Je regarde souvent « La Grande librairie », c’est un très joli format et François Busnel est remarquable. Quand je suis arrivé à la tête de TF1, « Vol de nuit » était à l'antenne. A son arrêt un an plus tard, j’ai programmé « Au Field de la nuit ». Le concept proposé par Michel Field m'a séduit : mettre des lycéens face à des auteurs. Ça a été à l’antenne pendant sept ans, jusqu’au départ de Michel pour France Télévisions. Une émission littéraire est compliquée à programmer sur une chaîne privée. Il faut dire que les patrons d’antenne considèrent à juste titre que ça fait perdre un ou deux points d’audience journalière ! Mais j’ai tenu bon : 200 000 à 300 000 téléspectateurs à une heure tardive était déjà une satisfaction et nous touchions avec le  replay des professeurs de français s’en servaient en cours…C’est mon côté service public ! Je n’ai pas réussi à faire la même chose sur le jazz.
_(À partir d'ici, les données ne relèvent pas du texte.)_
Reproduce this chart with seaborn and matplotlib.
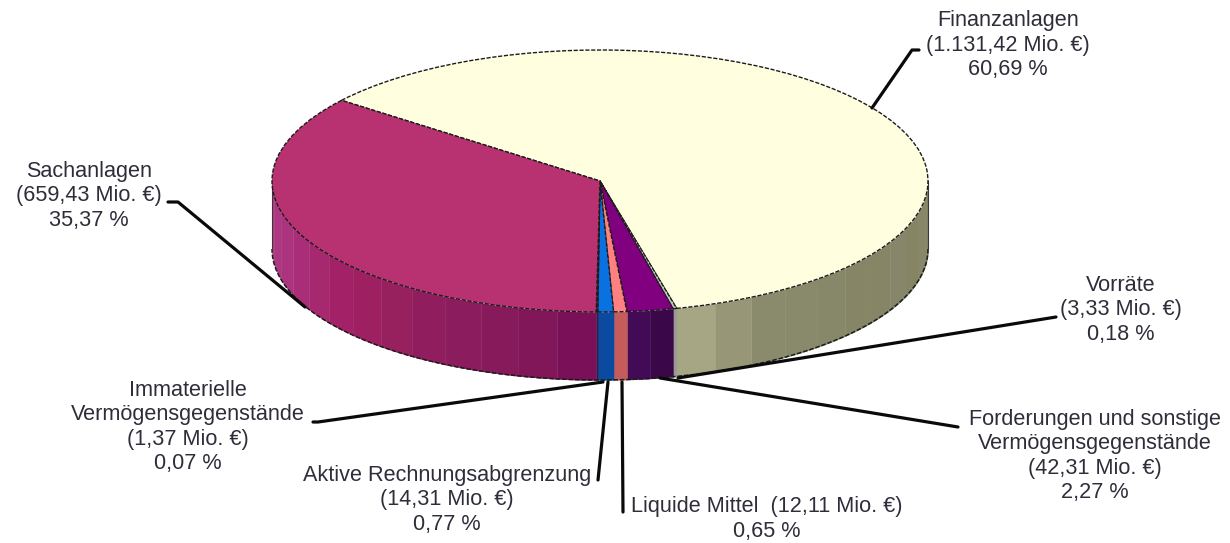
import numpy as np
import matplotlib
matplotlib.use("Agg")
import matplotlib.pyplot as plt
from matplotlib.colors import LinearSegmentedColormap
import seaborn as sns

# ---- data ----
categories = ["Finanzanlagen", "Vorräte", "Forderungen und sonstige Vermögensgegenstände",
              "Liquide Mittel", "Aktive Rechnungsabgrenzung",
              "Immaterielle Vermögensgegenstände", "Sachanlagen"]
amounts = [1131.42, 3.33, 42.31, 12.11, 14.31, 1.37, 659.43]
label_texts = ["Finanzanlagen\n(1.131,42 Mio. €)\n60,69 %",
               "Vorräte\n(3,33 Mio. €)\n0,18 %",
               "Forderungen und sonstige\nVermögensgegenstände\n(42,31 Mio. €)\n2,27 %",
               "Liquide Mittel  (12,11 Mio. €)\n0,65 %",
               "Aktive Rechnungsabgrenzung\n(14,31 Mio. €)\n0,77 %",
               "Immaterielle\nVermögensgegenstände\n(1,37 Mio. €)\n0,07 %",
               "Sachanlagen\n(659,43 Mio. €)\n35,37 %"]

# ---- styles / layout ----
top_colors = ["#ffffe0", "#c9c9c0", "#800080", "#ff8080", "#0a72e0", "#30305f", "#b83272"]
# wall colours run from the right end of each slice to its left end
wall_ramps = [["#848460", "#87876a", "#858562", "#86866a", "#87876a", "#858562",
               "#86866a", "#87876a", "#8a8a6c", "#8a8a6c", "#989878", "#a6a684"],
              ["#9a9a90", "#9a9a90"],
              ["#3a0848", "#430a55"],
              ["#c45c5c", "#bf5858"],
              ["#0a4aa0", "#0a55b0"],
              ["#202050", "#202050"],
              ["#7a1058", "#861a5a", "#8c1c5e", "#98205f", "#a32065", "#a82c74", "#ad3480", "#b03a82"]]
start_angle = 142
cx, cy, rx, ry, depth = 600, 181, 328, 131, 68
W, H = 1230, 543

label_pos = [(1008, 45), (1121, 310), (1095, 456), (767, 519), (447, 500), (188, 427), (89, 196)]
leaders = [[(872, 108), (912, 50), (919, 50)],
           [(678, 378), (1056, 317)],
           [(660, 378), (958, 427)],
           [(622, 382), (623, 512)],
           [(608, 382), (598, 480)],
           [(603, 382), (318, 422), (313, 422)],
           [(305, 307), (178, 202), (168, 202)]]

sns.set_theme(style="white")
plt.rcParams["font.family"] = ["Liberation Sans", "DejaVu Sans"]
palette = sns.color_palette(top_colors)

fig = plt.figure(figsize=(W / 100, H / 100), dpi=100)
ax = fig.add_axes([0, 0, 1, 1])
ax.pie(amounts, startangle=start_angle, counterclock=False, colors=palette, radius=1,
       wedgeprops=dict(edgecolor="#1c1c1c", linewidth=1.0, linestyle=(0, (3, 1.2)), zorder=5))
ax.set_aspect("auto")
ax.set_xlim((0 - cx) / rx, (W - cx) / rx)
ax.set_ylim((cy - H) / ry, cy / ry)
ax.axis("off")

# side wall: the front part of every slice, lowered by the pie depth
d = depth / ry
fractions = np.array(amounts) / np.sum(amounts)
ends = start_angle - np.cumsum(fractions) * 360
starts = np.r_[start_angle, ends[:-1]]
for a0, a1, ramp in zip(starts, ends, wall_ramps):
    hi, lo = min(a0, 0), max(a1, -180)
    if hi <= lo:
        continue
    cmap = LinearSegmentedColormap.from_list("w", ramp)
    n = max(1, int(np.ceil((hi - lo) / 7)))
    edges = np.linspace(hi, lo, n + 1)
    for i in range(n):
        t = np.radians(np.linspace(edges[i], edges[i + 1], 12))
        ax.fill_between(np.cos(t), np.sin(t), np.sin(t) - d, color=cmap(i / max(1, n - 1)),
                        linewidth=0.3, zorder=2)
# dashed outline of the wall's lower rim
t = np.radians(np.linspace(0, -180, 200))
ax.plot(np.cos(t), np.sin(t) - d, color="#1c1c1c", lw=1.1, ls=(0, (3, 1.2)), zorder=3)
for sx in (-1, 1):
    ax.plot([sx, sx], [0, -d], color="#3a3a3a", lw=0.8, zorder=3)

# overlay in pixel coordinates for labels and leader lines
ov = fig.add_axes([0, 0, 1, 1], facecolor="none")
ov.set_xlim(0, W)
ov.set_ylim(H, 0)
ov.axis("off")
for path in leaders:
    xs, ys = zip(*path)
    ov.plot(xs, ys, color="#0a0a0a", lw=2.3, solid_capstyle="round", zorder=6)
for txt, (x, y) in zip(label_texts, label_pos):
    ov.text(x, y, txt, ha="center", va="center", fontsize=15.6, color="#2e2e3a",
            linespacing=1.2, zorder=7)

fig.savefig("out.png", dpi=100)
Hélas !
 
Pour revenir aux Trophées de l’édition, qu’attendez-vous des candidats ?  
Qu’ils me surprennent. Qui sont-ils ? Gros éditeurs ou petits ? Dans des groupes ou indépendants ? Qu’ont-ils dans la tête ? Où se loge l’innovation ? La curiosité se confirme à chaque fois qu’on en parle. J’ai hâte de me mettre au travail avec le jury.